Technical Contributions
The primary contribution of this research is the introduction of GANs into the training process for acoustic models in SPSS. Conventional methods such as those that utilize deep neural networks (DNNs) for text-to-speech synthesis (TTS) and voice conversion (VC) suffer from over-smoothing, which deteriorates the quality of synthetic speech. By integrating GANs, where the generator aims to fool the discriminator into recognizing synthetic speech as natural, the authors propose an innovative training paradigm that minimizes distribution divergences between natural and generated speech parameters.
A discriminator within the GAN setup discerns between natural and synthetic speech parameters, while the acoustic models undergo adversarial training to minimize both conventional minimum generation error (MGE) and adversarial loss. This dual-objective approach helps to effectively alleviate the over-smoothing issue, resulting in synthetic speech spectra and pitch (F0) parameters that better mimic natural speech.
Key Findings
The research notably identifies the efficacy of the Wasserstein GAN (W-GAN) due to its focus on minimizing the Earth-Mover's distance (Wasserstein-1 distance), which was observed to provide the most substantial improvements in synthetic speech quality. Numerical evaluations demonstrate that speech synthesized through the proposed GAN-based methods surpasses conventional MGE methods in terms of naturalness as perceived by human listeners, with improved spectral parameter generation and prosody.
The results show a favorable spoofing rate across different hyper-parameter settings, wherein the GAN-based training demonstrated robustness against varying configurations without extensive hyper-parameter tuning. Additionally, comparisons across different GAN structures suggest that certain divergences, notably the KL and JS divergences, yield less desirable outcomes compared to the W-GAN and LS-GAN.
Implications and Future Directions
The implications of this work extend beyond the immediate improvements in the quality of speech synthesis. The integration of GANs into the parameter generation process introduces a sophisticated mechanism that transcends traditional Gaussian modeling by encapsulating complex distribution characteristics.
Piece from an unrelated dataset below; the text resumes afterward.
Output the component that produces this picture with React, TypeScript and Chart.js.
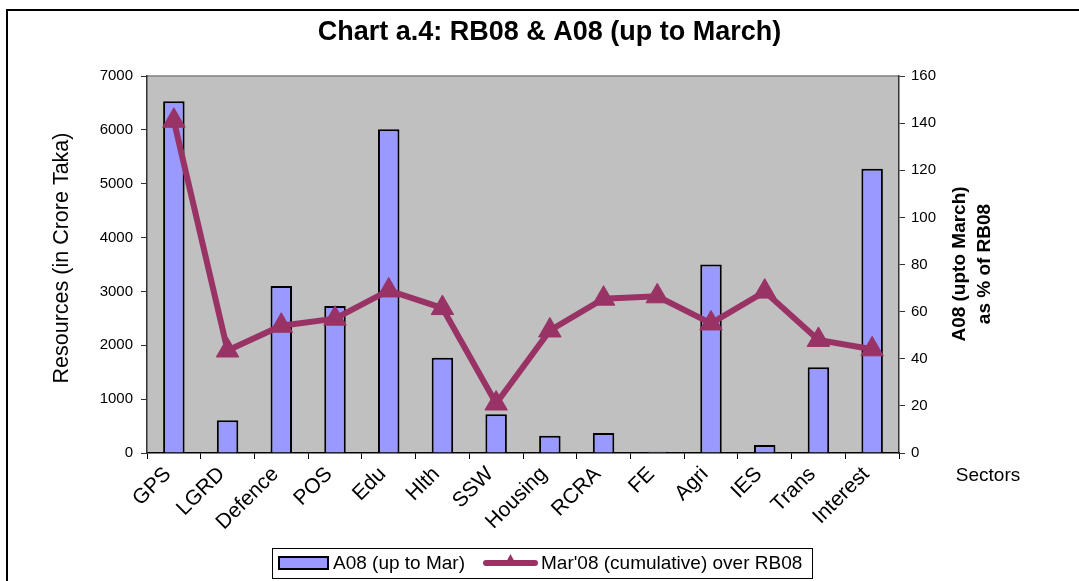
import React, { useEffect, useRef } from "react";
import { Chart, registerables } from "chart.js";

Chart.register(...registerables);

const categories = ["GPS", "LGRD", "Defence", "POS", "Edu", "Hlth", "SSW", "Housing", "RCRA", "FE", "Agri", "IES", "Trans", "Interest"];
const a08Values = [6530, 610, 3100, 2730, 6010, 1770, 720, 320, 370, 25, 3500, 150, 1590, 5280];
const pctValues = [141, 43.5, 54, 57, 69, 61.5, 21, 52, 65.5, 66.5, 55, 68.5, 48, 44];
const leftAxisRange = [0, 7000, 1000];
const rightAxisRange = [0, 160, 20];

const chartTitle = "Chart a.4: RB08 & A08 (up to March)";
const leftAxisTitle = "Resources (in Crore Taka)";
const rightAxisTitle = ["A08 (upto March)", "as % of RB08"];
const xAxisTitle = "Sectors";
const barLabel = "A08 (up to Mar)";
const lineLabel = "Mar'08 (cumulative) over RB08";

const FONT = "'Liberation Sans', Arial, Helvetica, sans-serif";
const BAR_FILL = "#9999FF";
const LINE_COLOR = "#993366";

const decorPlugin = {
  id: "decor",
  beforeDraw(chart: any) {
    const { ctx, chartArea: a } = chart;
    ctx.save();
    ctx.fillStyle = "#ffffff";
    ctx.fillRect(0, 0, chart.width, chart.height);
    ctx.fillStyle = "#C0C0C0";
    ctx.fillRect(a.left, a.top, a.right - a.left, a.bottom - a.top);
    ctx.strokeStyle = "#808080";
    ctx.lineWidth = 1.5;
    ctx.beginPath();
    ctx.moveTo(a.left, a.top);
    ctx.lineTo(a.right, a.top);
    ctx.stroke();
    ctx.restore();
  },
  afterDraw(chart: any) {
    const { ctx } = chart;
    ctx.save();
    // outer frame
    ctx.strokeStyle = "#000";
    ctx.lineWidth = 2;
    ctx.beginPath();
    ctx.moveTo(7, chart.height);
    ctx.lineTo(7, 10);
    ctx.lineTo(chart.width, 10);
    ctx.stroke();

    ctx.fillStyle = "#000";
    ctx.textBaseline = "middle";
    // title
    ctx.font = `bold 27px ${FONT}`;
    ctx.textAlign = "center";
    ctx.fillText(chartTitle, 549.5, 33);

    // left axis title
    ctx.save();
    ctx.translate(62, 258);
    ctx.rotate(-Math.PI / 2);
    ctx.font = `21.5px ${FONT}`;
    ctx.fillText(leftAxisTitle, 0, 0);
    ctx.restore();

    // right axis title
    ctx.save();
    ctx.translate(972, 264);
    ctx.rotate(-Math.PI / 2);
    ctx.font = `bold 19px ${FONT}`;
    ctx.fillText(rightAxisTitle[0], 0, -12);
    ctx.fillText(rightAxisTitle[1], 0, 13);
    ctx.restore();

    // x axis title
    ctx.font = `19px ${FONT}`;
    ctx.textAlign = "center";
    ctx.fillText(xAxisTitle, 988, 476);

    // legend
    ctx.lineWidth = 1;
    ctx.strokeStyle = "#000";
    ctx.strokeRect(272.5, 548.5, 540, 30);
    ctx.fillStyle = BAR_FILL;
    ctx.fillRect(279, 557, 49, 12);
    ctx.lineWidth = 2;
    ctx.strokeRect(279, 557, 49, 12);
    ctx.fillStyle = "#000";
    ctx.font = `19px ${FONT}`;
    ctx.textAlign = "left";
    ctx.fillText(barLabel, 333, 564);
    ctx.strokeStyle = LINE_COLOR;
    ctx.lineWidth = 6;
    ctx.lineCap = "round";
    ctx.beginPath();
    ctx.moveTo(486, 563);
    ctx.lineTo(535, 563);
    ctx.stroke();
    ctx.fillStyle = LINE_COLOR;
    ctx.beginPath();
    ctx.moveTo(510.5, 554);
    ctx.lineTo(517, 566);
    ctx.lineTo(504, 566);
    ctx.closePath();
    ctx.fill();
    ctx.fillStyle = "#000";
    ctx.fillText(lineLabel, 541, 564);
    ctx.restore();
  },
};

export default function App() {
  const ref = useRef<HTMLCanvasElement | null>(null);

  useEffect(() => {
    if (!ref.current) return;
    const chart = new Chart(ref.current, {
      type: "bar",
      data: {
        labels: categories,
        datasets: [
          {
            type: "line",
            label: lineLabel,
            data: pctValues,
            yAxisID: "y1",
            borderColor: LINE_COLOR,
            borderWidth: 6,
            pointStyle: "triangle",
            pointRadius: 13,
            pointBackgroundColor: LINE_COLOR,
            pointBorderColor: LINE_COLOR,
            pointBorderWidth: 1,
            tension: 0,
            order: 1,
          } as any,
          {
            type: "bar",
            label: barLabel,
            data: a08Values,
            yAxisID: "y",
            backgroundColor: BAR_FILL,
            borderColor: "#000",
            borderWidth: 2,
            categoryPercentage: 1,
            barPercentage: 0.4,
            order: 2,
          } as any,
        ],
      },
      options: {
        responsive: false,
        animation: false,
        devicePixelRatio: 1,
        layout: { padding: { left: 20, top: 76, right: 0, bottom: 0 } },
        plugins: {
          legend: { display: false },
          title: { display: false },
          tooltip: { enabled: false },
        },
        scales: {
          x: {
            offset: true,
            grid: { offset: true, drawOnChartArea: false, drawTicks: true, tickLength: 6, color: "#000" },
            border: { color: "#000", width: 1.5 },
            ticks: {
              autoSkip: false,
              maxRotation: 45,
              minRotation: 45,
              padding: 3,
              labelOffset: -6,
              color: "#000",
              font: { family: FONT, size: 21 },
            },
            afterFit(s: any) {
              s.height = 128;
            },
          },
          y: {
            position: "left",
            min: leftAxisRange[0],
            max: leftAxisRange[1],
            ticks: {
              stepSize: leftAxisRange[2],
              padding: 8,
              color: "#000",
              font: { family: FONT, size: 15 },
              callback: (v: any) => String(v),
            },
            grid: { drawOnChartArea: false, tickLength: 6, color: "#333" },
            border: { color: "#333", width: 1.5 },
            afterFit(s: any) {
              s.width = 127;
            },
          },
          y1: {
            position: "right",
            min: rightAxisRange[0],
            max: rightAxisRange[1],
            ticks: {
              stepSize: rightAxisRange[2],
              padding: 6,
              color: "#000",
              font: { family: FONT, size: 15 },
              callback: (v: any) => String(v),
            },
            grid: { drawOnChartArea: false, tickLength: 6, color: "#333" },
            border: { color: "#333", width: 1.5 },
            afterFit(s: any) {
              s.width = 180;
            },
          },
        },
      } as any,
      plugins: [decorPlugin],
    });
    return () => chart.destroy();
  }, []);

  return (
    <div style={{ position: "fixed", left: 0, top: 0, width: 1079, height: 581 }}>
      <canvas ref={ref} width={1079} height={581} style={{ display: "block" }} />
    </div>
  );
}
This enhances the resilience and flexibility of SPSS techniques for diverse applications, including nuanced voice conversion tasks across different genders and linguistic contexts.
Moreover, the paper opens avenues for future explorations in machine learning and AI. Speculatively, subsequent research could delve into optimizing the interaction between discriminator designs and acoustic models, potentially incorporating linguistic dependencies and even latent variables to further improve model performances. There exists the potential for expansion of these techniques into real-time applications, such as interactive voice response systems, personal assistants, and multilingual text-to-speech systems.
In summary, the researchers provide a robust methodological advance in statistical parametric speech synthesis, demonstrating the benefit of generative adversarial networks in overcoming conventional hurdles in speech generation fidelity.